Are linear algebraic groups rigid? The underlying variety of a linear elgebraic group (say, over an algebraically closed field) is affine, so doesn't have nontrivial (infinitesimal) deformations. I'm curious to know whether  it's possible to deform the group structure on a fixed variety (that admits at least a structure of an algebraic group). 
Edit: I should have added, though when I wrote the question I mistakenly didn't expect reductivity made any difference, that I was mostly interested in reductive groups (in which case the comment of user54268 shows my question was not that naive after all..).
 A: How about this: for each $t \in F$, define a group structure on $F^3$ by 
$$(a,b,c) \cdot (d,e,f)=(a+d,b+e,c+f+tae).$$ When $t=0$ this is just $F^3$ with coordinate-wise addition, while for $t \neq 0$ it is $3$ by $3$ unipotent matrices. 
A: A most excellent example of "non-rigidity" beyond the reductive case (depending on how loose one wants to be about the meaning of "rigidity") 
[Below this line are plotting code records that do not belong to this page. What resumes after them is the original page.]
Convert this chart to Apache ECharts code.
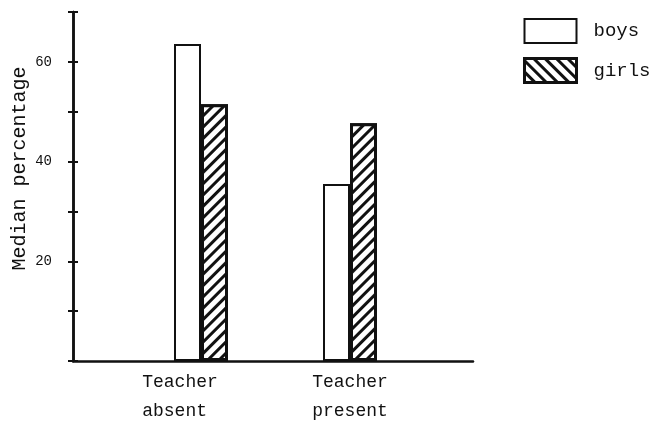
<!DOCTYPE html>
<html>
<head>
<meta charset="utf-8">
<script src="https://cdn.jsdelivr.net/npm/echarts@6/dist/echarts.min.js"></script>
<style>
  html, body { margin: 0; background: #fff; }
  #chart { width: 655px; height: 421px; }
</style>
</head>
<body>
<div id="chart"></div>
<script>
// ── Data ────────────────────────────────────────────────
const categories = ['Teacher\nabsent ', 'Teacher\npresent'];
const boys = [63.6, 35.5];
const girls = [51.5, 47.7];
const yLabelled = [20, 40, 60];

const FONT = '"Liberation Mono", "DejaVu Sans Mono", monospace';
const INK = '#111';

const hatch = (rot) => ({
    symbol: 'rect',
    symbolSize: 1,
    color: INK,
    backgroundColor: '#fff',
    dashArrayX: [1, 0],
    dashArrayY: [2.5, 5],
    rotation: rot,
});

const chart = echarts.init(document.getElementById('chart'), null, { renderer: 'canvas' });

chart.setOption({
    animation: false,
    backgroundColor: '#fff',
    textStyle: { fontFamily: FONT, color: INK },
    grid: [
        // frame: axes only
        { left: 73, right: 182, top: 12, bottom: 60, outerBoundsMode: 'none', containLabel: false },
        // bars
        { left: 126.5, width: 298, top: 12, bottom: 60, outerBoundsMode: 'none', containLabel: false },
    ],
    legend: {
        orient: 'vertical',
        left: 523,
        top: 18,
        padding: 0,
        itemWidth: 52,
        itemHeight: 24,
        itemGap: 13,
        icon: 'rect',
        textStyle: { fontFamily: FONT, fontSize: 19, color: INK, padding: [0, 0, 0, 12] },
        data: [
            { name: 'boys', itemStyle: { borderWidth: 2 } },
            { name: 'girls', itemStyle: { borderWidth: 3, decal: hatch(Math.PI / 4) } },
        ],
    },
    xAxis: [
        {
            gridIndex: 0,
            type: 'value',
            min: 0,
            max: 1,
            axisLine: { show: true, lineStyle: { color: INK, width: 2.5 } },
            axisTick: { show: false },
            axisLabel: { show: false },
            splitLine: { show: false },
        },
        {
            gridIndex: 1,
            type: 'category',
            data: [
                { value: categories[0], textStyle: { padding: [0, 42, 0, 0] } },
                categories[1],
            ],
            axisLine: { show: false },
            axisTick: { show: false },
            axisLabel: {
                fontFamily: FONT,
                fontSize: 18,
                color: INK,
                lineHeight: 29,
                margin: 7,
                align: 'center',
            },
        },
    ],
    yAxis: [
        {
            gridIndex: 0,
            type: 'value',
            min: 0,
            max: 70,
            interval: 10,
            name: 'Median percentage',
            nameLocation: 'middle',
            nameGap: 43,
            nameMoveOverlap: false,
            nameTextStyle: { fontFamily: FONT, fontSize: 20, color: INK, padding: [0, 0, 0, 36] },
            axisLine: { show: true, lineStyle: { color: INK, width: 2.5 } },
            axisTick: { show: true, length: 5, lineStyle: { color: INK, width: 2 } },
            axisLabel: {
                fontFamily: FONT,
                fontSize: 14,
                color: INK,
                margin: 21,
                formatter: (v) => (yLabelled.includes(v) ? String(v) : ''),
            },
            splitLine: { show: false },
        },
        {
            // bar scale; also draws the inward half of the crossing ticks at x = 73
            gridIndex: 1,
            type: 'value',
            position: 'left',
            offset: 53.5,
            min: 0,
            max: 70,
            interval: 10,
            axisLine: { show: true, lineStyle: { color: INK, width: 2.5 } },
            axisTick: { show: true, inside: true, length: 5, lineStyle: { color: INK, width: 2 } },
            axisLabel: { show: false },
            splitLine: { show: false },
        },
    ],
    series: [
        {
            name: 'boys',
            type: 'bar',
            xAxisIndex: 1,
            yAxisIndex: 1,
            data: boys,
            barWidth: 27,
            barGap: '0%',
            itemStyle: { color: '#fff', borderColor: INK, borderWidth: 2 },
        },
        {
            name: 'girls',
            type: 'bar',
            xAxisIndex: 1,
            yAxisIndex: 1,
            data: girls,
            barWidth: 27,
            barGap: '0%',
            itemStyle: { color: '#fff', borderColor: INK, borderWidth: 3, decal: hatch(-Math.PI / 4) },
        },
    ],
});
</script>
</body>
</html>
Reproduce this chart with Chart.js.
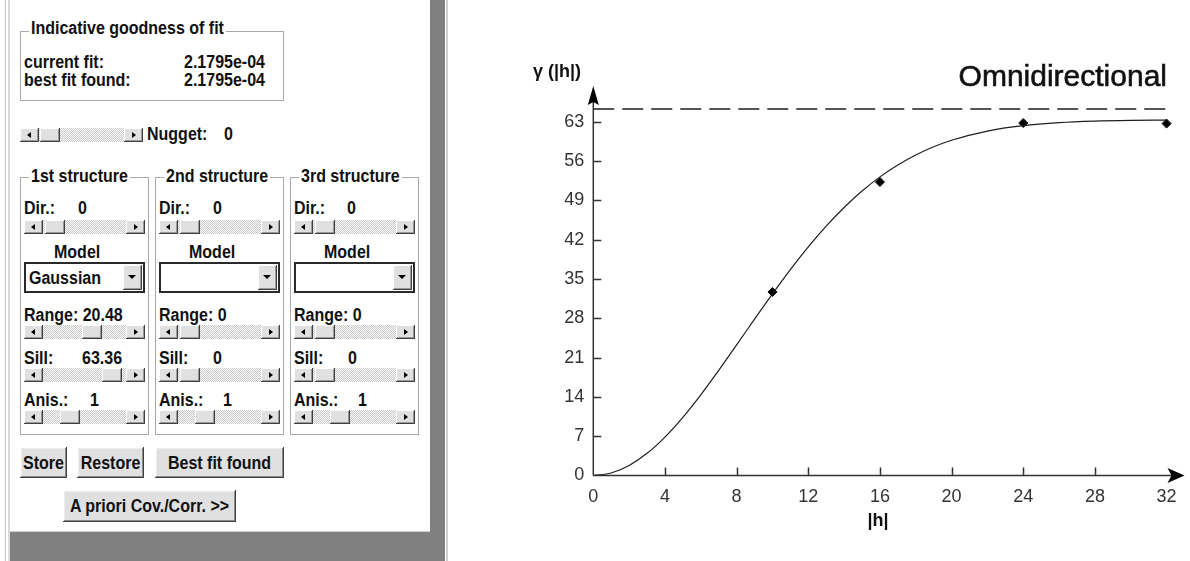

is given in 5.2--5.10 of Exp. XIX of SGA3: a smooth affine group scheme $G$ over $k[t]$ for any field $k$ of characteristic 0 such that $G|_{t \ne 0}$ is a form of ${\rm{PGL}}_2$ (reductive!) but the fiber $G_0$ is solvable with 2 geometric connected components.  By definition, 
$G$ is the automorphism scheme of the Lie algebra over $k[t]$ whose underlying $k[t]$-module is free on a basis $\{X,Y,H\}$ that satisfy
$$[H,X]=X,\,\,\,[H,Y]=-Y,\,\,\,[X,Y]=2tH.$$
(It is clear that $G|_{t\ne 0}$ becomes ${\rm{Aut}}_{\mathfrak{sl}_2} = {\rm{PGL}}_2$ over the degree-2 finite etale cover defined by $\sqrt{t}$, but proving that $G$ is $k[t]$-smooth requires some cleverness.)